Thursday, September 22, 2016

Commission Work...

The past few months, I have had an overwhelming amount of commission work.  On one hand, I enjoy the challenge – I find it interesting to have a client initiate an idea and then I filter it through my aesthetics and work with my heart and hands to create something that I may not have originally made otherwise.  Plus, I appreciate that people trust me with their projects and want me to be a part of their experience.  There are a lot of other people out there who are more than willing and are highly capable to assist with projects... so it's an honor when someone wants me to create something with them.  

On the other hand, because it's something that didn't originate with me, I don't always feel the compulsion to work on a project relentlessly.  With my own projects, I can set to making something and days will pass and I won't notice.  Often times, with commission work, I have to think about things and let them sit out on my work bench and let them "breathe".  Of course, if there's a time crunch, it helps speed up the process.  I try to plug my ears when a client says, "Take your time.  Get to it when you're moved to do it."  Because, if you want me to get to it when I'm moved to do it, it might be months before that particular inspiration strikes.  I still try to do things in a somewhat timely fashion, but it doesn't always come easily and I don't want to just crank something out that I don't feel good about.  Sometimes I try to trick myself into working faster and set little goals for myself, just so that things don't linger too long.  

Since I've been working on things for the Creative heART Challenge, I've found that the floodgates have been open and there's a free flowing current of ideas and energy.  Here are some of the projects that I've been working on this week:

One of my customers likes big jewelry.  She's not afraid of bold statement pieces and has an extensive collection of vintage jewelry by designers like Miriam Haskell.  She selected the kiwi jasper large carved coin beads and the aventurine chip and wanted me to put them together.  I quite like the way this turned out.  I was able to use the chip to create visual weight, without creating actual weight.  The gold spacers also brings out the jade tones in the focal stones and the little glint of gold helps bring the eye around the piece.

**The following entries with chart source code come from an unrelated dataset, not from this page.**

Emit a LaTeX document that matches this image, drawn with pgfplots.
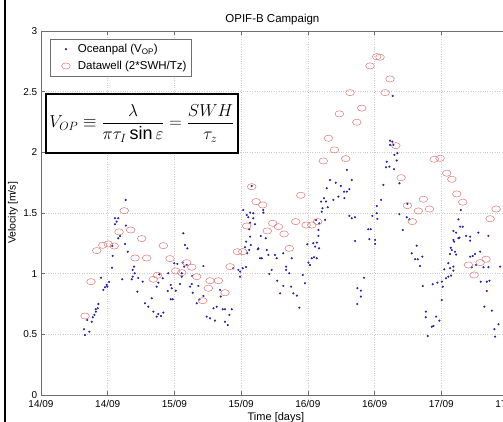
\documentclass[border=0pt]{standalone}
\usepackage{pgfplots}
\pgfplotsset{compat=1.18}
\usepackage{fontspec}
\setmainfont{Liberation Sans}
\definecolor{dotblue}{RGB}{35,35,170}
\definecolor{circred}{RGB}{222,120,120}
\definecolor{axgray}{RGB}{110,110,110}
\begin{document}
\begin{tikzpicture}
\useasboundingbox (0,0) rectangle (503pt,422pt);
\fill[white] (0,0) rectangle (503pt,422pt);
\begin{scope}
\clip (0,0) rectangle (503pt,422pt);
\begin{axis}[
  at={(41pt,27pt)}, anchor=south west,
  scale only axis, width=467pt, height=364pt,
  xmin=0, xmax=3.5, ymin=0, ymax=3,
  xtick={0,0.5,1,1.5,2,2.5,3,3.5},
  xticklabels={14/09,14/09,15/09,15/09,16/09,16/09,17/09,17/09},
  ytick={0,0.5,1,1.5,2,2.5,3},
  yticklabels={0,0.5,1,1.5,2,2.5,3},
  tick align=inside, major tick length=4pt,
  xtick pos=both, ytick pos=both,
  axis line style={axgray, line width=0.6pt},
  tick style={axgray, line width=0.5pt},
  grid=major, grid style={dotted, gray!40, line width=0.5pt},
  ticklabel style={font=\fontsize{10}{12}\selectfont},
  xticklabel style={inner sep=0pt, yshift=-5pt},
  yticklabel style={inner sep=0pt, xshift=-3.5pt},
  title={OPIF-B Campaign},
  title style={font=\fontsize{11.5}{13}\selectfont, inner sep=0pt, at={(axis description cs:0.4955,1)}, anchor=south},
  xlabel={Time [days]},
  xlabel style={font=\fontsize{11}{13}\selectfont, inner sep=0pt, at={(axis description cs:0.503,-0.048)}, anchor=north},
  ylabel={Velocity [m/s]},
  ylabel style={font=\fontsize{10.5}{12}\selectfont, inner sep=0pt, at={(axis description cs:-0.0600,0.5)}, anchor=center},
  legend style={font=\fontsize{11.5}{13.5}\selectfont, at={(axis description cs:0.019,0.978)}, anchor=north west, draw=axgray, line width=0.5pt, inner xsep=3pt, inner ysep=3pt, row sep=3pt},
  legend cell align=left,
  legend image code/.code={\path[draw=none] (0cm,0cm) -- (0.8cm,0cm); \draw[#1] plot[only marks] coordinates {(0.45cm,0cm)};},
]
\addplot[only marks, mark=*, mark size=0.85pt, color=dotblue] table {
x y
0.322 0.542
0.330 0.495
0.362 0.522
0.347 0.618
0.380 0.604
0.388 0.641
0.400 0.660
0.412 0.687
0.410 0.707
0.425 0.715
0.430 0.750
0.450 0.967
0.467 0.866
0.480 0.888
0.492 0.907
0.497 0.893
0.510 0.932
0.532 1.049
0.537 1.146
0.534 1.228
0.555 1.457
0.579 1.457
0.567 1.429
0.555 1.407
0.592 1.311
0.579 1.292
0.635 1.608
0.637 1.396
0.630 1.245
0.650 1.181
0.609 0.954
0.687 0.975
0.680 0.954
0.697 1.058
0.687 1.031
0.702 1.003
0.729 0.965
0.722 0.852
0.762 0.934
0.780 0.756
0.804 0.728
0.830 0.797
0.842 0.687
0.867 0.646
0.879 0.668
0.900 0.651
0.917 0.679
0.867 0.893
0.879 0.926
0.887 0.995
0.912 0.962
0.950 0.857
0.954 1.003
0.972 0.907
0.980 0.880
0.972 0.789
0.987 0.789
1.010 0.860
0.999 1.086
1.022 1.080
1.042 0.915
1.055 1.003
1.055 0.975
1.062 1.091
1.072 1.058
1.092 1.072
1.067 1.333
1.079 1.237
1.097 1.209
1.117 0.893
1.130 0.915
1.134 0.981
1.137 0.843
1.167 0.756
1.179 0.899
1.187 0.789
1.217 0.816
1.217 1.063
1.242 0.646
1.267 0.632
1.304 0.613
1.292 0.715
1.317 0.728
1.342 0.866
1.347 0.811
1.362 0.707
1.379 0.707
1.430 0.707
1.379 0.604
1.400 0.577
1.412 0.660
1.441 1.045
1.479 1.031
1.492 1.017
1.512 1.045
1.537 1.055
1.492 0.975
1.516 1.525
1.542 1.484
1.554 1.465
1.567 1.420
1.561 1.366
1.567 1.305
1.572 1.237
1.537 1.264
1.529 1.218
1.546 1.168
1.561 1.195
1.579 1.723
1.567 1.503
1.591 1.498
1.591 1.457
1.604 1.407
1.629 1.209
1.666 1.525
1.666 1.503
1.647 1.311
1.684 1.292
1.624 1.201
1.642 1.127
1.654 1.127
1.692 1.195
1.704 1.154
1.754 1.154
1.767 1.127
1.816 1.168
1.879 1.127
1.729 1.031
1.711 0.998
1.771 0.942
1.792 0.838
1.816 0.899
1.837 1.058
1.837 1.031
1.861 1.003
1.874 0.893
1.891 0.838
1.917 0.819
1.936 0.720
1.962 0.989
1.979 0.921
1.996 1.242
2.004 1.091
2.016 1.072
2.029 1.127
2.046 1.135
2.067 1.127
2.041 1.251
2.054 1.223
2.067 1.256
2.084 1.209
2.079 1.311
2.079 1.360
2.086 1.415
2.061 1.443
2.129 1.443
2.104 1.511
2.109 1.539
2.099 1.594
2.121 1.622
2.136 1.594
2.149 1.547
2.142 1.704
2.166 1.772
2.191 1.608
2.229 1.635
2.209 1.750
2.247 1.723
2.271 1.676
2.292 1.676
2.311 1.696
2.329 1.772
2.274 1.622
2.292 1.855
2.311 1.476
2.329 1.457
2.354 1.465
2.354 1.270
2.421 0.967
2.371 0.880
2.397 0.860
2.397 0.811
2.371 0.750
2.453 1.366
2.471 1.366
2.461 1.284
2.504 1.278
2.504 1.245
2.483 1.476
2.516 1.498
2.521 1.451
2.516 1.558
2.549 1.608
2.566 1.731
2.586 1.877
2.591 1.923
2.611 1.882
2.616 2.096
2.633 2.088
2.641 2.061
2.616 2.061
2.648 1.979
2.671 1.993
2.666 1.932
2.646 1.861
2.636 2.465
2.686 1.745
2.686 1.490
2.711 1.360
2.741 1.465
2.761 1.448
2.746 1.575
2.816 1.231
2.779 1.168
2.804 1.119
2.824 1.119
2.858 1.140
2.841 1.063
2.861 0.899
2.936 0.913
2.971 0.926
3.004 0.934
3.011 0.893
3.004 0.783
2.884 0.687
2.884 0.641
2.899 0.486
2.929 0.563
2.941 0.569
2.961 0.646
2.986 0.613
3.023 1.036
3.053 1.086
3.066 1.045
3.091 1.058
3.091 1.025
3.036 0.962
3.053 0.975
3.073 0.984
3.066 1.162
3.079 1.195
3.103 1.181
3.071 1.214
3.111 1.157
3.096 1.264
3.091 1.278
3.128 1.292
3.136 1.297
3.091 1.352
3.111 1.338
3.141 1.387
3.161 1.387
3.128 1.448
3.146 1.525
3.186 1.311
3.216 1.272
3.216 1.305
3.216 1.140
3.236 1.146
3.253 1.162
3.291 1.181
3.261 1.072
3.278 1.338
3.353 1.311
3.228 1.053
3.316 1.053
3.353 1.053
3.296 0.934
3.341 0.934
3.361 0.942
3.341 0.857
3.323 0.728
3.379 0.695
3.398 0.542
3.428 0.583
3.403 0.481
3.441 1.058
};
\addlegendentry{Oceanpal (V\textsubscript{OP})}
\addplot[only marks, mark=o, mark size=3.1pt, mark options={xscale=1.4, line width=0.5pt}, color=circred] table {
x y
0.330 0.651
0.375 0.934
0.418 1.190
0.463 1.234
0.504 1.245
0.549 1.228
0.585 1.344
0.624 1.519
0.672 1.360
0.705 1.129
0.755 1.289
0.792 1.129
0.842 0.954
0.872 0.987
0.917 1.231
0.967 1.124
1.010 1.022
1.055 1.008
1.092 1.091
1.130 1.053
1.167 0.975
1.212 0.777
1.254 0.880
1.267 0.942
1.329 0.942
1.379 0.843
1.417 1.058
1.472 1.181
1.512 1.181
1.542 1.393
1.579 1.717
1.612 1.594
1.662 1.566
1.696 1.352
1.737 1.415
1.779 1.387
1.822 1.327
1.861 1.209
1.909 1.429
1.947 1.646
1.987 1.401
2.029 1.401
2.074 1.429
2.116 1.929
2.154 2.116
2.199 2.020
2.236 2.317
2.284 1.948
2.316 2.492
2.367 2.248
2.404 2.364
2.466 2.712
2.516 2.789
2.541 2.784
2.579 2.492
2.616 2.605
2.659 2.055
2.699 1.791
2.746 1.561
2.783 1.429
2.828 1.517
2.866 1.613
2.911 1.533
2.948 1.943
2.991 1.951
3.041 1.828
3.079 1.778
3.116 1.657
3.161 1.589
3.203 1.072
3.246 0.989
3.291 1.091
3.336 1.119
3.366 1.453
3.411 1.533
};
\addlegendentry{Datawell (2*SWH/Tz)}
\end{axis}
\end{scope}
\draw[line width=2.6pt] (5pt,0) -- (5pt,422pt);
\node[draw, line width=1.6pt, fill=white, minimum width=192pt, minimum height=59pt, inner sep=1pt, anchor=north west] at (45pt,329pt)
  {\fontsize{18}{21}\selectfont $\displaystyle V_{OP} \equiv \frac{\lambda}{\pi\tau_{I}\sin\varepsilon} = \frac{SWH}{\tau_{z}}$};
\end{tikzpicture}
\end{document}
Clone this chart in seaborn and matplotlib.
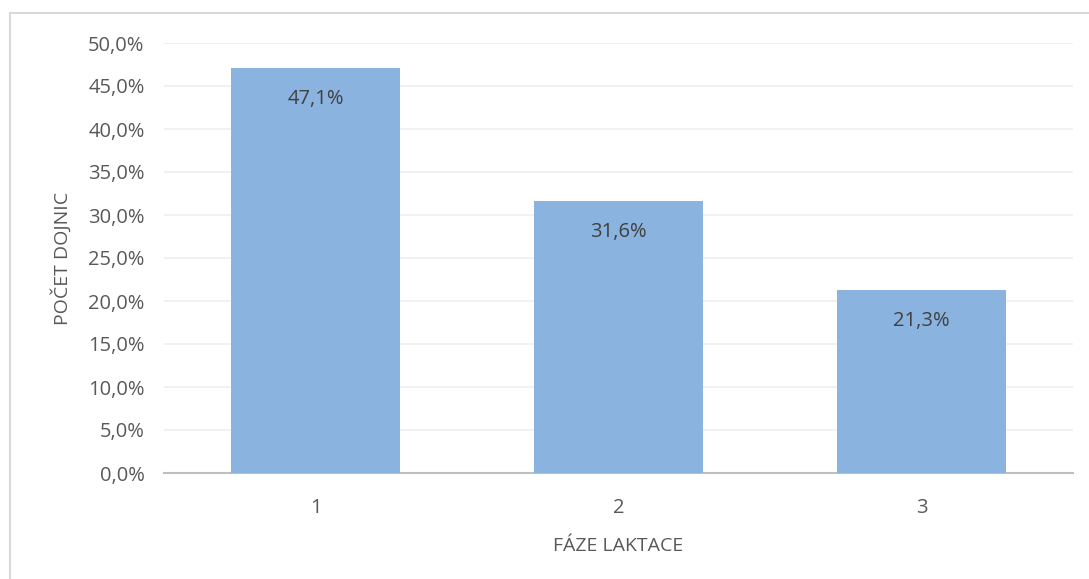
import matplotlib
matplotlib.use('Agg')
import matplotlib.pyplot as plt
import seaborn as sns
import pandas as pd
from matplotlib.patches import Rectangle
from matplotlib.ticker import FuncFormatter

# data
phases = ['1', '2', '3']
shares = [47.1, 31.6, 21.3]
y_ticks = [0, 5, 10, 15, 20, 25, 30, 35, 40, 45, 50]

sns.set_theme(style='white')
plt.rcParams['font.family'] = ['Open Sans', 'DejaVu Sans']

df = pd.DataFrame({'phase': phases, 'share': shares})

fig = plt.figure(figsize=(10.89, 5.79), dpi=100)
ax = fig.add_axes([164 / 1089, 1 - 473 / 579, (1073 - 164) / 1089, (473 - 43) / 579])

# outer chart border (Excel style, clipped at right/bottom)
fig.patches.append(Rectangle((9.5 / 1089, -0.05), 1.2, 1 - 12.5 / 579 + 0.05,
                             transform=fig.transFigure, fill=False,
                             edgecolor='#d9d9d9', linewidth=1.5, zorder=0))

sns.barplot(data=df, x='phase', y='share', color='#8ab4df', width=0.555,
            saturation=1, linewidth=0, ax=ax, zorder=3)

ax.set_ylim(0, 50)
ax.set_yticks(y_ticks)
ax.yaxis.set_major_formatter(FuncFormatter(lambda v, _: f'{v:.1f}%'.replace('.', ',')))
ax.grid(axis='y', color='#efefef', linewidth=1.2, zorder=0)
ax.set_axisbelow(True)

for side in ['top', 'right', 'left']:
    ax.spines[side].set_visible(False)
ax.spines['bottom'].set_color('#bfbfbf')
ax.spines['bottom'].set_linewidth(1.5)

ax.tick_params(axis='both', length=0, labelsize=14.5, labelcolor='#595959')
ax.tick_params(axis='y', pad=14)
ax.tick_params(axis='x', pad=18)

ax.set_xlabel('FÁZE LAKTACE', fontsize=14, color='#595959', labelpad=14)
ax.set_ylabel('POČET DOJNIC', fontsize=14, color='#595959', labelpad=12)

for i, v in enumerate(shares):
    ax.annotate(f'{v:.1f}%'.replace('.', ','), (i, v), xytext=(0, -22.5),
                textcoords='offset points', ha='center', va='center',
                fontsize=14.5, color='#404040')

fig.savefig('out.png', dpi=100, facecolor='white')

I made this necklace for another client.  We have an amazing rug hooking teacher who lives in the area.  She has students that come from all over the country to take classes with her and stay at her studio.  One of the groups that comes in is from Indiana and they usually come once a year.  On one of the trips, my client purchased the sterling silver and turquoise bird pin.  She wanted me to incorporate it into a necklace.

This was surprisingly a difficult necklace to make.  On a trip to town, she picked out the beads and we talked about lengths and the style and everything... but what made it sort of hard to work on was that the pendant was acquired from a fellow shop owner who recently passed away.  He was one of our first friends in town and every time I picked up the piece, I thought about sitting out in front of his shop and talking and about some of the inside jokes we shared.  It was hard to really focus and I ended up making and taking apart and remaking this necklace several times.

I ended using a converter bail, so that my client can use this piece as a necklace or she can take the pin off and use it as a brooch.

The base of the previous necklace was made up of wood opal nuggets, cuprite, and reconstituted larimar beads.  I had some left over from that project and whipped this piece up and I love it.  I'm a smitten kitten with how it came together.  Maybe because I struggled with the last piece so much, working just with the beads was way easier and everything sort of fell into place.

The same client who had me make the previous two necklaces also picked out this fine pewter coffee pendant from my family at Green Girl Studios.  She also picked out the jasper and fire agate beads and wanted me to create a coffee themed necklace for her.  It's a more delicate scale than the previous necklaces in this post, but still has a little bit of interest with the asymmetrical placement of the beads.

I had leftover beads from the previous necklace and used some of the wood opal from the other necklaces to create this necklace.  It's adjustable in length, so my client can layer it with other necklaces or wear it on its own.

This is the start of another commission.  We had a customer come in several months ago and fell in love with the store.  She's planning to get married and really likes mermaids.  In particular, she liked the 80's movie, "Splash" with Daryl Hannah and Tom Hanks.  (Which I just found out that they are remaking with Channing Tatum as the merman!)  In the original movie, Daryle Hannah's character wears a necklace with a lion head on it and my client wanted me to make it.

Since it has been awhile since I last watched the movie, I had to do a search to find an image of it.  I found a few small sized pictures that pixelated when I blew it up.  I found a few different ones and ended up creating a metal composite.  The above version is my prototype for the pendant.  I didn't want to copy it exactly and ended up taking some creative license to make it more my own.  The prototype will be molded and (unlike the movie version) will be made in silver tones.  I suggested that she come into the store with her girlfriends to make the rest of the necklace to give it even more sentimental value and to have a nice day together in Ligonier.  Hopefully I'll be able to snag a picture of her wearing the creation on her wedding day.

I'll post more pictures later of some of the other work that I've created for other clients.  It's been a busy end of summer here!